Rubber Chicken A Cuban, a Japanese guy, an American and a Mexican are in a boat.

The Cuban pulls out a box of cigars, takes one and throws the rest in the water. He puffs twice and throws it in the water. He says, “We have so many cigars in Cuba, we can spare a few.”

The Japanese guy pulls a computer chip out of his pocket and throws it in the water. He says, “We produce so many of these, we can spare a few.”

The American looks at the Mexican and the Mexican says “Don’t even think about it.”

 

 

Joke Of The Day

A Cuban, a Scot, a Spaniard, and an Irishman are sharing a carriage on a train to Belfast.

The Cuban lights up this enormous Cuban cigar, takes one short drag from it and flings the cigar out the window.

The other three look at him in amazement and ask why he just threw out a full Cuban cigar.

He says, “I’m from Cuba, we have thousands of those things back home.”
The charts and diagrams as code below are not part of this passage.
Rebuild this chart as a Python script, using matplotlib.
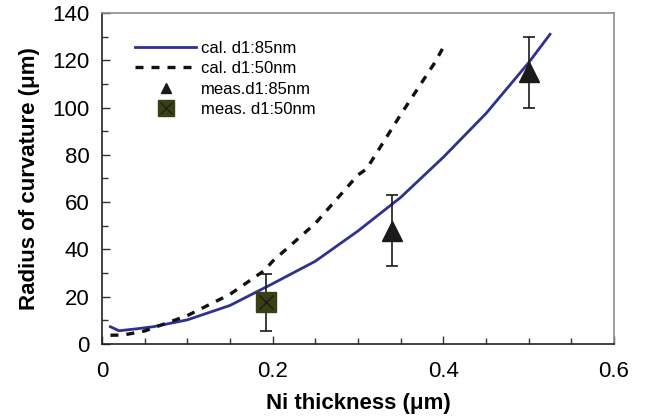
import matplotlib
matplotlib.use("Agg")
import matplotlib.pyplot as plt
from matplotlib.lines import Line2D
from matplotlib.ticker import MultipleLocator, FuncFormatter

plt.rcParams['font.family'] = ['Liberation Sans', 'DejaVu Sans']

# calculated curves
cal85_x = [0.01, 0.02, 0.04, 0.06, 0.1, 0.15, 0.2, 0.25, 0.3, 0.35, 0.4, 0.45, 0.5, 0.525]
cal85_y = [7.3, 5.6, 6.4, 7.3, 10.2, 16.3, 25.5, 35, 47.8, 62, 79, 97.5, 119, 131]
cal50_x = [0.01, 0.025, 0.05, 0.1, 0.15, 0.19, 0.2, 0.25, 0.3, 0.31, 0.35, 0.39, 0.4]
cal50_y = [3.7, 3.8, 5.5, 12, 21, 31, 35, 51, 71.5, 74, 97, 119, 125.5]

# measurements
meas85_x = [0.34, 0.5]
meas85_y = [48, 115]
meas85_err = [15, 15]
meas50_x = [0.192]
meas50_y = [17.6]
meas50_err = [12]

blue = '#2E3192'
olive = '#3A3F14'

fig = plt.figure(figsize=(6.45, 4.19), dpi=100)
ax = fig.add_axes([0.158, 0.179, 0.794, 0.790])

ax.plot(cal85_x, cal85_y, color=blue, lw=2.0)
ax.plot(cal50_x, cal50_y, color='#111111', lw=2.4, dashes=(2.4, 2.4))

ax.errorbar(meas85_x, meas85_y, yerr=meas85_err, fmt='^', color='#1a1a1a', ms=15,
            ecolor='#1a1a1a', elinewidth=1.2, capsize=4.5, capthick=1.2, zorder=4)
ax.errorbar(meas50_x, meas50_y, yerr=meas50_err, fmt='none', ecolor='#1a1a1a',
            elinewidth=1.2, capsize=4.5, capthick=1.2, zorder=4)
ax.plot(meas50_x, meas50_y, 's', ms=15, color=olive, mec=olive, zorder=5)
ax.plot(meas50_x, meas50_y, 'x', ms=10, color='#1a1a1a', mew=1.0, zorder=6)

ax.set_xlim(0, 0.6)
ax.set_ylim(0, 140)
ax.xaxis.set_major_locator(MultipleLocator(0.2))
ax.xaxis.set_minor_locator(MultipleLocator(0.05))
ax.yaxis.set_major_locator(MultipleLocator(20))
ax.yaxis.set_minor_locator(MultipleLocator(10))
ax.xaxis.set_major_formatter(FuncFormatter(lambda v, p: '0' if v == 0 else '%.1f' % v))
ax.tick_params(which='both', direction='in', labelsize=16, color='#333333')
ax.tick_params(which='major', length=6, width=1.0)
ax.tick_params(which='minor', length=4, width=1.0)
ax.tick_params(axis='x', pad=12)
ax.tick_params(axis='y', pad=9)

for s in ['left', 'bottom']:
    ax.spines[s].set_color('#222222')
    ax.spines[s].set_linewidth(1.2)
for s in ['top', 'right']:
    ax.spines[s].set_color('#8a8f94')
    ax.spines[s].set_linewidth(1.2)

ax.set_xlabel('Ni thickness (\u03bcm)', fontsize=16, fontweight='bold', labelpad=8)
ax.set_ylabel('Radius of curvature (\u03bcm)', fontsize=16, fontweight='bold', labelpad=9)

h1 = Line2D([], [], color=blue, lw=2.0)
h2 = Line2D([], [], color='#111111', lw=2.4, dashes=(2.4, 2.4))
h3 = Line2D([], [], ls='none', marker='^', ms=7, color='#1a1a1a')
h4a = Line2D([], [], ls='none', marker='s', ms=11, color=olive)
h4b = Line2D([], [], ls='none', marker='x', ms=8, color='#1a1a1a', mew=0.8)
ax.legend([h1, h2, h3, (h4a, h4b)],
          ['cal. d1:85nm', 'cal. d1:50nm', 'meas.d1:85nm', 'meas. d1:50nm'],
          loc='upper left', bbox_to_anchor=(0.051, 0.937), frameon=False,
          fontsize=12, handlelength=3.7, handletextpad=0.3, labelspacing=0.33,
          borderaxespad=0)

fig.savefig('out.png', dpi=100)
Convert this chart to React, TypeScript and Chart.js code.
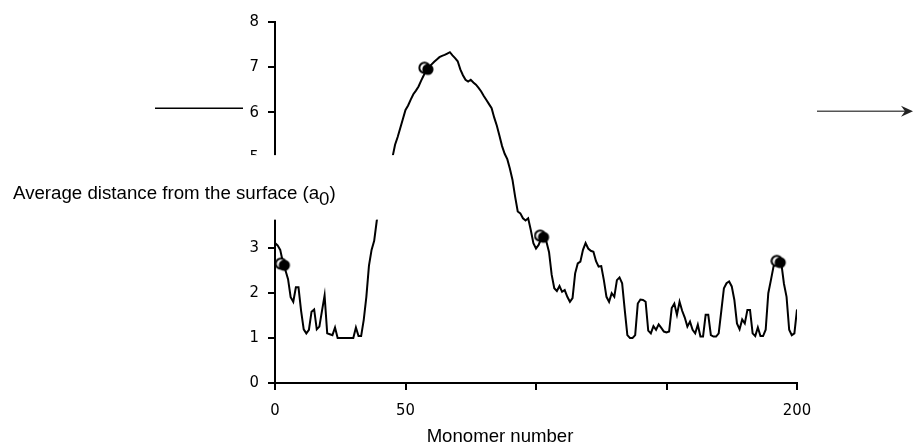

The Scot pulls out a litre bottle of Bells Whiskey, a 50 year-old bottle, takes a short measure glass, half fills it, knocks it back and flings the remainder of the bottle out the window.

The other three are in shock, ask him why he just threw away a near full bottle of fine malt Scottish whiskey??!!

He replies, “I’m Scottish, we have thousands of those things at home.”

The Spaniard pulls out a flagon of red wine, a 100 year-old classic. He takes a couple of sips, licks his lips, and flings the remainder of the wine out the window.

The other three ask him why he just threw away a near full bottle of classic wine, he replies, “I’m Spanish, I have thousands of those things back home.”

The Irish then grabs the Spaniard and throws him out of the window.